El atildado funcionario, que ahora no podía hablar de Tchaikovski, dio los nombres de varias ciudades diseminadas en el mundo, de las cuales sólo alcancé a pescar un nombre que nunca había oído ni leído antes: Rangoon.

—¿Dónde quiere ir, Pablo? —me dijo el ministro.

—A Rangoon —respondí sin vacilar.

—Nómbrelo —ordenó el ministro a mi protector, que ya corría y volvía con el decreto.

Había un globo terráqueo en el salón ministerial. Mi amigo Bianchi y yo buscamos la ignota ciudad de Rangoon. El viejo mapa tenía una profunda abolladura en una región del Asia y en esa concavidad lo descubrimos.

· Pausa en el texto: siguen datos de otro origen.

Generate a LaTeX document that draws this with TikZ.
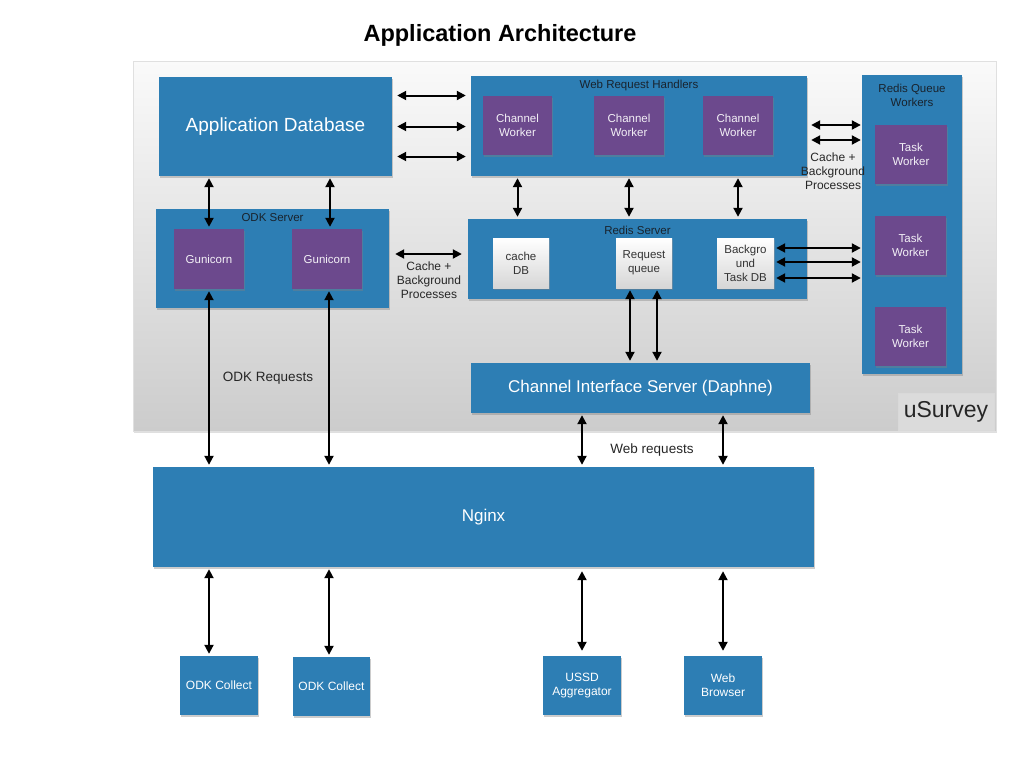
\documentclass[tikz,border=0pt]{standalone}
\usepackage{fontspec}
\setmainfont{Liberation Sans}
\usetikzlibrary{arrows.meta,shadows,calc}
\definecolor{cblue}{RGB}{45,126,180}
\definecolor{cpurple}{RGB}{108,73,141}
\definecolor{labeltxt}{RGB}{25,35,45}
\definecolor{paneltop}{RGB}{250,250,250}
\definecolor{panelbot}{RGB}{204,204,204}
\tikzset{
  fs/.style={font=\fontsize{#1}{14}\selectfont},
  shadowed/.style={drop shadow={shadow xshift=1pt,shadow yshift=-1.5pt,opacity=0.4}},
  bluebox/.style={fill=cblue, draw=none, inner sep=0pt, shadowed, text=white, align=center},
  purplebox/.style={fill=cpurple, draw=none, inner sep=0pt, shadowed, text=white!92!cpurple, align=center, fs=11.5},
  dbbox/.style={top color=white, bottom color=black!16, draw=none, inner sep=0pt, shadowed, text=black!80, align=center, fs=11.5, minimum width=56pt, minimum height=50pt},
  lbl/.style={text=labeltxt, inner sep=0pt, align=center, fs=11.5},
  plain/.style={text=black!85, inner sep=0pt, align=center},
  arr/.style={line width=2pt, {Triangle[length=9pt,width=9pt]}-{Triangle[length=9pt,width=9pt]}, shorten >=2pt, shorten <=2pt}
}
\begin{document}
\begin{tikzpicture}[x=1pt,y=-1pt]
\useasboundingbox (0,0) rectangle (1024,768);
% title
\node[inner sep=0pt, font=\fontsize{23.5}{28}\selectfont\bfseries] (title) at (500,35) {Application Architecture};
% panel
\node[top color=paneltop, bottom color=panelbot, draw=black!12, inner sep=0pt, minimum width=863pt, minimum height=370pt, drop shadow={shadow xshift=1pt,shadow yshift=-1.5pt,opacity=0.25}] (panel) at (564.5,246) {};
\node[fill=black!14, draw=white!70!gray, line width=0.6pt, inner sep=0pt, minimum width=96pt, minimum height=37pt, text=black!85, font=\fontsize{23}{28}\selectfont] (usurvey) at (946,411.5) {uSurvey};
% application database
\node[bluebox, minimum width=233pt, minimum height=99pt, font=\fontsize{19}{23}\selectfont] (appdb) at (275.5,126.5) {Application Database};
% web request handlers
\node[bluebox, minimum width=336pt, minimum height=100pt] (wrh) at (639,126) {};
\node[lbl] (wrhl) at (639,86) {Web Request Handlers};
\node[purplebox, minimum width=69pt, minimum height=59pt] (cw1) at (517.5,125.5) {Channel\\Worker};
\node[purplebox, minimum width=70pt, minimum height=59pt] (cw2) at (629,125.5) {Channel\\Worker};
\node[purplebox, minimum width=70pt, minimum height=59pt] (cw3) at (738,125.5) {Channel\\Worker};
% redis queue workers
\node[bluebox, minimum width=100pt, minimum height=299pt] (rqw) at (912,224.5) {};
\node[lbl] (rqwl) at (912,95) {Redis Queue\\Workers};
\node[purplebox, minimum width=72pt, minimum height=59pt] (tw1) at (911,154.5) {Task\\Worker};
\node[purplebox, minimum width=71pt, minimum height=59pt] (tw2) at (910.5,245.5) {Task\\Worker};
\node[purplebox, minimum width=71pt, minimum height=59pt] (tw3) at (910.5,336.5) {Task\\Worker};
% odk server
\node[bluebox, minimum width=233pt, minimum height=99pt] (odk) at (272.5,258.5) {};
\node[lbl] (odkl) at (272.5,218) {ODK Server};
\node[purplebox, minimum width=70pt, minimum height=60pt] (g1) at (209,259) {Gunicorn};
\node[purplebox, minimum width=70pt, minimum height=60pt] (g2) at (327,259) {Gunicorn};
% redis server
\node[bluebox, minimum width=339pt, minimum height=80pt] (redis) at (637.5,259) {};
\node[lbl] (redisl) at (637.5,230) {Redis Server};
\node[dbbox] (cachedb) at (521,263) {cache\\DB};
\node[dbbox] (reqq) at (644,263) {Request\\queue};
\node[dbbox, minimum width=57pt] (bgdb) at (745.5,263) {Backgro\\und\\Task DB};
% channel interface server
\node[bluebox, minimum width=339pt, minimum height=50pt, font=\fontsize{17}{20}\selectfont] (cis) at (640.5,388) {Channel Interface Server (Daphne)};
% nginx
\node[bluebox, minimum width=661pt, minimum height=100pt, font=\fontsize{17}{20}\selectfont] (nginx) at (483.5,517) {Nginx};
% clients
\node[bluebox, minimum width=78pt, minimum height=59pt, fs=12] (oc1) at (219,685.5) {ODK Collect};
\node[bluebox, minimum width=77pt, minimum height=59pt, fs=12] (oc2) at (331.5,686.5) {ODK Collect};
\node[bluebox, minimum width=78pt, minimum height=59pt, fs=12] (ussd) at (582,685.5) {USSD\\Aggregator};
\node[bluebox, minimum width=78pt, minimum height=59pt, fs=12] (web) at (723,685.5) {Web\\Browser};
% free text
\node[plain, fs=12] (cbg1) at (429,280) {Cache +\\Background\\Processes};
\node[plain, fs=12] (cbg2) at (833,171) {Cache +\\Background\\Processes};
\node[plain, font=\fontsize{13.5}{16}\selectfont] (odkreq) at (268,378) {ODK Requests};
\node[plain, font=\fontsize{13.5}{16}\selectfont] (webreq) at (652,450) {Web requests};
% arrows appdb - wrh
\foreach \d in {-31,0,30} {
  \draw[arr, shorten >=5pt, shorten <=5pt] ($(appdb.east)+(0,\d)$) coordinate (t) -- (t -| wrh.west);
}
% wrh - rqw
\foreach \d in {-1,14} {
  \draw[arr, shorten <=4pt, shorten >=1pt] ($(wrh.east)+(0,\d)$) coordinate (t) -- (t -| rqw.west);
}
% appdb - odk gunicorns
\draw[arr] (g1 |- appdb.south) -- (g1.north);
\draw[arr] ($(g2 |- appdb.south)+(3,0)$) -- ($(g2.north)+(3,0)$);
% wrh - redis
\draw[arr] (cw1 |- wrh.south) -- (cw1 |- redis.north);
\draw[arr] (cw2 |- wrh.south) -- (cw2 |- redis.north);
\draw[arr] (cw3 |- wrh.south) -- (cw3 |- redis.north);
% odk - redis
\draw[arr, shorten >=6pt, shorten <=6pt] ($(odk.east)+(0,-4.5)$) coordinate (t) -- (t -| redis.west);
% bgdb - rqw
\foreach \d in {-15,-1,15} {
  \draw[arr, shorten >=1pt] ($(bgdb.east)+(0,\d)$) coordinate (t) -- (t -| rqw.west);
}
% reqq - cis
\draw[arr] ($(reqq.south)+(-14,0)$) coordinate (t) -- (t |- cis.north);
\draw[arr] ($(reqq.south)+(13,0)$) coordinate (t) -- (t |- cis.north);
% gunicorn - nginx
\draw[arr] (g1.south) -- (g1 |- nginx.north);
\draw[arr] ($(g2.south)+(2,0)$) coordinate (t) -- (t |- nginx.north);
% cis - nginx
\draw[arr] (ussd |- cis.south) -- (ussd |- nginx.north);
\draw[arr] (web |- cis.south) -- (web |- nginx.north);
% nginx - clients
\draw[arr] (g1 |- nginx.south) -- (g1 |- oc1.north);
\draw[arr] ($(g2 |- nginx.south)+(2,0)$) coordinate (t) -- (t |- oc2.north);
\draw[arr, shorten <=4pt, shorten >=5pt] (ussd |- nginx.south) -- (ussd.north);
\draw[arr, shorten <=4pt, shorten >=5pt] (web |- nginx.south) -- (web.north);
\end{tikzpicture}
\end{document}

—Rangoon. Aquí está Rangoon.

Pero cuando encontré a mis amigos poetas, horas más tarde, y quisieron celebrar mi nombramiento, resultó que había olvidado por completo el nombre de la ciudad. Sólo pude explicarles con desbordante júbilo que me habían nombrado cónsul en el fabuloso Oriente y que el lugar a que iba destinado se hallaba en un agujero del mapa.